Interdisciplinary Seminar in Atlantic Studies

Spring 2006 Schedule

All sessions are held at 5:00 p.m. in Lecture Room 102, McNeil Center for Early American Studies,
3355 Woodland Walk (34th and Walnut Streets), University of Pennsylvania.
A buffet supper follows at 6:30 p.m.

17 January: Mark Peterson
“Boston's Atlantic Empire: Political Economy in the Kingdom of New England”

Mark Peterson is an associate professor of history at the University of Iowa, where he has taught since 1998.  He received his B.A. in History and Science from Harvard University, and his Ph.D. in History from Harvard as well.  Before coming to Iowa, he taught in the History and Literature program at Harvard and in the History Department at Boston University.  His first book, The Price of Redemption: The Spiritual Economy of Puritan New England (Stanford, 1997), explored the impact of economic and commercial development, centered in Boston, on the evolution of the religious culture of New England.  His current book project, a history of Boston in the Atlantic world from 1630 to 1865, examines the city's evolving connections to the larger Atlantic community in the early modern era.  His numerous articles include "Puritanism and Refinement in Early New England: Reflections on Communion Silver," William and Mary Quarterly 58 (April 2001). During the 2003-04 academic year, he was in residence at the American Antiquarian Society in Worcester, Mass., as a Burkhardt Fellow of the American Council of Learned Societies.


21 February: Michael Braddick
“State Formation, Revolution and Empire in Seventeenth-Century England”

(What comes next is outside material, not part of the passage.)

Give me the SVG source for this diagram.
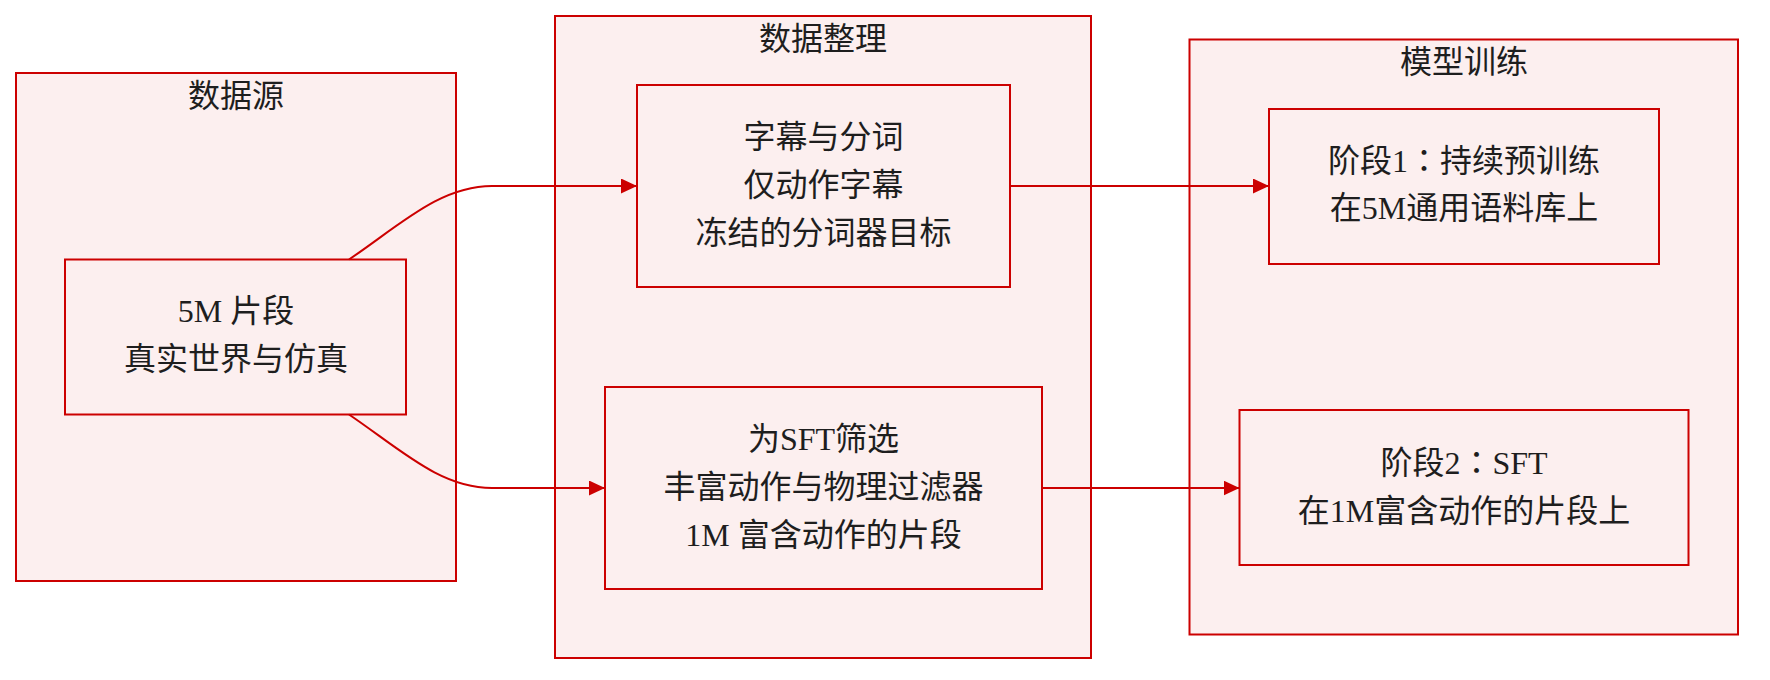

Michal Braddick is Professor of History at the University of Sheffield, where hehas taught since 1990.  He has published on the state in early modern England including, State Formation in Early Modern England (2000) and on popular politics and resistance to the state.  He is the co-editor (with John Walter) of Negotiating Power in Early Modern Society (2001).  A third strand of his work deals with English overseas trade and settlement.  He contributed an essay to the Oxford History of the British Empire and is co-editor (with David Armitage) of The British Atlantic World, 1500-1800 (2002).  He is currently working on a history of the English revolution, to be published by Penguin.


21 March: April Lee Hatfield
“Religion, Politics, and Anglo-Spanish Trade in late seventeenth-century Jamaica”

April Hatfield is Associate Professor of History at Texas A & M University and Barra Postdoctoral Fellow at the McNeil Center for Early American Studies.  She specializes in Early American, Atlantic, Early Southern, and Caribbean History, and is the author of Atlantic Virginia: Intercolonial Relations in the Seventeenth Century (University of Pennsylvania  Press, 2004); “A ‘very wary people in their bargaining’ or ‘very good marchandise’: English Traders’ Views of Free and Enslaved Africans, 1550-1650,” Slavery & Abolition 25 (December, 2004); and “Spanish Colonization Literature, Powhatan Geographies, and English Perceptions of Tsenacommacah/Virginia,” The Journal of Southern History 69 (2003).  Her current project examines early modern Anglo-Spanish relations in North America and the Caribbean.

11 April: Emma Rothschild
“The Atlantic and Other Oceans”

Emma Rothschild is Director of the Centre for History and Economics at King’s College, Cambridge, and Visiting Professor of History at Harvard University. Current projects include a short book on anxiety and colonial administration in France, “The Inner Life of Empires,” about an adventurous family in 18th-century Scotland, and a book about the East India Company and the American Revolution. Recent publications include “Language and Empire, circa 1800” (Historical Research, May 2005), “Global Commerce and the Question of Sovereignty in the Eighteenth-Century Provinces” (Modern Intellectual History, April 2004), and Economic Sentiments: Adam Smith, Condorcet and the Enlightenment (Cambridge, Mass.: Harvard University Press 2001).